Set in New South Wales, Australia, it's Boxing Day 1945 in Turnaround Creek, an outback town. The dust settles as the town nurses their Christmas hangover. Harold Slocum and his family of the Slocum's Travelling Tent Show are down on their luck and become stranded. They're broke and desperate for an audience; they end up in Turnaround Creek. To the country folk, the prospect of a show is a welcome diversion, but Barry the publican at the Shamrock is strangely unwelcoming. He remembers the last time the Slocums were in the district. Emotions run high and the sedentary life of the town is disturbed by the remembrance of an illicit affair. The musical represses new life breathed into the rural community, and is altogether humorous and sensitive.

Background
Originally written in 1983 for Australia's National Institute of Dramatic Art for the graduating students, the musical has since had professional productions: twice in Sydney (Sydney Theatre Company in 1989 and 2005) and once in Brisbane (Queensland Theatre Company in 1997). Its many amateur and student productions include Western Australian Academy of Performing Arts in 2000, University of Wollongong in 2004, Australian Institute of Music in 2014 and Shellharbour's Roo Theatre in 2014.
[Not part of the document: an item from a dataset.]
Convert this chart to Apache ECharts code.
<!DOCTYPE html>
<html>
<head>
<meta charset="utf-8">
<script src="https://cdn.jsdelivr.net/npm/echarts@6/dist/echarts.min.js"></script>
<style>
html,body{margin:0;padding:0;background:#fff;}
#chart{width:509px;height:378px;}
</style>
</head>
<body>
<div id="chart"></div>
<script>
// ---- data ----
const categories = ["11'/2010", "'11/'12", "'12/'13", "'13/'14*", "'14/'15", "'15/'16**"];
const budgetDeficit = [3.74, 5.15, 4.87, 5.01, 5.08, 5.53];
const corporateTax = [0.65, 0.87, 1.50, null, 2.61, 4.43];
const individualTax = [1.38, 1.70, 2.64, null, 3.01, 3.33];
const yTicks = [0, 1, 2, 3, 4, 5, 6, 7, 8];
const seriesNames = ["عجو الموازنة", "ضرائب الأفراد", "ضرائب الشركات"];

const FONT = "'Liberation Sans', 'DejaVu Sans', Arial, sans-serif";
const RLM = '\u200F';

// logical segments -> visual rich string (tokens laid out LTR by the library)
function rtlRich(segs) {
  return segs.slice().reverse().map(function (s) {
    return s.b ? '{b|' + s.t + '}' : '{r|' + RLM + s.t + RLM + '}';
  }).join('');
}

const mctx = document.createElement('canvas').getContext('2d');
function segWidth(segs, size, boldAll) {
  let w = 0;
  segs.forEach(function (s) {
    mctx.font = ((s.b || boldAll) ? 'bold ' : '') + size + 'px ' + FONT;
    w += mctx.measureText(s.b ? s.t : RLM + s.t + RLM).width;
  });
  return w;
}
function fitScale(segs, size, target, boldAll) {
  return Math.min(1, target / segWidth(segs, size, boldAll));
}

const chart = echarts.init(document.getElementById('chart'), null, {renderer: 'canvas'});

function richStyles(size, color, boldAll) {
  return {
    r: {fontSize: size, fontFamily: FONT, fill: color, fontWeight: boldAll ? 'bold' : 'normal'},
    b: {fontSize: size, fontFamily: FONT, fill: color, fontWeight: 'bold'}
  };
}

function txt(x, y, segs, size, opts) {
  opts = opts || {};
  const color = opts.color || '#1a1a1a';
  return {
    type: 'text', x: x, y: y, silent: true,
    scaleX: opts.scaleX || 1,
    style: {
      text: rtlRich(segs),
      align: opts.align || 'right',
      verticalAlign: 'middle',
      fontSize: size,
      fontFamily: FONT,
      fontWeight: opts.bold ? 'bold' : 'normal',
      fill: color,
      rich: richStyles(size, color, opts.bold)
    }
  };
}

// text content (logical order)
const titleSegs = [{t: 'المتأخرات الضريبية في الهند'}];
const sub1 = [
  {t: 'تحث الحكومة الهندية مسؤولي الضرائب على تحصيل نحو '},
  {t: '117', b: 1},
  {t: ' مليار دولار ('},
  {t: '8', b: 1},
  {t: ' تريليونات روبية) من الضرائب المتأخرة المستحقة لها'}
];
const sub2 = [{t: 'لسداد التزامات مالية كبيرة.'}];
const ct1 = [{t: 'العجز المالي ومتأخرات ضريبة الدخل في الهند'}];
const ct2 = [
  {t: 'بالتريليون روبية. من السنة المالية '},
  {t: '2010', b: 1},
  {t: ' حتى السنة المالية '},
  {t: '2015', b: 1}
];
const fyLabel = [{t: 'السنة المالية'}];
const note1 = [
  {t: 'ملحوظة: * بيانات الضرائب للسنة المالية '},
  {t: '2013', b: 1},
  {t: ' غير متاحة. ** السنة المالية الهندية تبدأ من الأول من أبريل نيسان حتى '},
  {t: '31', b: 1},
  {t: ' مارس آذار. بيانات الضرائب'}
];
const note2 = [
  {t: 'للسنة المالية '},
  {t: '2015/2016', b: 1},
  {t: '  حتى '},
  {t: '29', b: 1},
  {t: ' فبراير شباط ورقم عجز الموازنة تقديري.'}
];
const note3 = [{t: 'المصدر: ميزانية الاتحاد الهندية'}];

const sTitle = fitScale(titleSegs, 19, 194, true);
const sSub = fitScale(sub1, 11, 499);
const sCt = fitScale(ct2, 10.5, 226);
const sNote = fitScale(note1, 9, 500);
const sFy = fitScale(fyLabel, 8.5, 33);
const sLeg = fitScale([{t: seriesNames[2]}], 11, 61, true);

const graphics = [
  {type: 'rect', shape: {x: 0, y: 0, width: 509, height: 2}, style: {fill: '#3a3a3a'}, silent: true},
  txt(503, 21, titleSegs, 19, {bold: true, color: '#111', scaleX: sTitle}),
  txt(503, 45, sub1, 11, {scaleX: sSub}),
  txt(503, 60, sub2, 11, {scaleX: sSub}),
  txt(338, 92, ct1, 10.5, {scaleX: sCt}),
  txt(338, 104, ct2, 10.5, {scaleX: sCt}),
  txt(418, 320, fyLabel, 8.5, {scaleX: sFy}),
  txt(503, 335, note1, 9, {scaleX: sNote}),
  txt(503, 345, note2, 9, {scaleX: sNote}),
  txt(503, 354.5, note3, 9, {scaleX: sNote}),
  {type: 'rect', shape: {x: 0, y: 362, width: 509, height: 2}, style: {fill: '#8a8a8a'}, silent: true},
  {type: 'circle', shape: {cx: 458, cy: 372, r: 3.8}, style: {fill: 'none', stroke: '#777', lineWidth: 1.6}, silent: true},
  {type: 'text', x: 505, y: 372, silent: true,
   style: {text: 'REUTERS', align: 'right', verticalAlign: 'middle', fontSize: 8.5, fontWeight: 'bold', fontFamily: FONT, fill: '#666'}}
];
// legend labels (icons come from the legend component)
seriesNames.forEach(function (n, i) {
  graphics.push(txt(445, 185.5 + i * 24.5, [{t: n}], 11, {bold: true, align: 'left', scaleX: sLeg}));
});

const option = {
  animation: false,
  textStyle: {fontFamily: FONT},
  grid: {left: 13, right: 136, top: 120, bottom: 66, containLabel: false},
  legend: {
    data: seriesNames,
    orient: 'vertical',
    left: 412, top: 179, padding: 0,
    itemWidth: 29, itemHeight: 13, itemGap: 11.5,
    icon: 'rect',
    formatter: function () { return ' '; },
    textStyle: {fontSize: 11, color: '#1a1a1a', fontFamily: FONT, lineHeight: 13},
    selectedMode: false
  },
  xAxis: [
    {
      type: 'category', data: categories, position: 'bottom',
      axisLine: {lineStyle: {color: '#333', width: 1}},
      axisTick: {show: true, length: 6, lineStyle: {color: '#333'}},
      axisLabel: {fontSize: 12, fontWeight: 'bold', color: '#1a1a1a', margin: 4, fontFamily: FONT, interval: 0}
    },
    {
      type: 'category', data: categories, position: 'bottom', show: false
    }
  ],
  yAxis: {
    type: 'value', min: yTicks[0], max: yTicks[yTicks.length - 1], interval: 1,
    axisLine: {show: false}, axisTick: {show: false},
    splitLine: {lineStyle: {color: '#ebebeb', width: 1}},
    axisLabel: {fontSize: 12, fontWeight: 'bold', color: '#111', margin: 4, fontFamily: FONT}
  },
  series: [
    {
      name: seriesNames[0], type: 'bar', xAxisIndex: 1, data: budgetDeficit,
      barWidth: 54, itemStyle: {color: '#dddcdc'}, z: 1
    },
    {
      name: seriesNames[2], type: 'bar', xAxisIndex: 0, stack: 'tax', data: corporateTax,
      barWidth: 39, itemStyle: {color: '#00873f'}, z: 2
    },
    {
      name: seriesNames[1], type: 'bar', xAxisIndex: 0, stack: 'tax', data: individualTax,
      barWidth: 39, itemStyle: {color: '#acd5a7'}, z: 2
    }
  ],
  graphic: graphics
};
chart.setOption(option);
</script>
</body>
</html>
Although no cast recording of has been made, the Australian Broadcasting Corporation broadcast a live performance of the 1989 Sydney production on radio. Performers such as Nancye Hayes and David Campbell have recorded the song "Once in a Blue Moon" in solo albums. A 1994 television special on Australian musicals incorporated performances of both "Once in a Blue Moon" and "You Might Miss the Mongrel". The book and lyrics were published by Currency Press.

Reception
Variety said of Sydney Theatre Company's production "the women's roles especially are well-written and the numerous reworkings have ensured the story is tight and focused".

Lauren's Theatre Reviews described Roo Theatre's production of the show as "certain very enjoyable for the most part" and "the script has its ups and down, but ultimately is full of charm and a wide variety of main characters", with praise going to the story's characterisation and mix of both drama and comedy. The music of the show received mixed reception, the review noting feeble songs in the playlist. It listed stand-out examples of the score and said that the rest are unmemorable.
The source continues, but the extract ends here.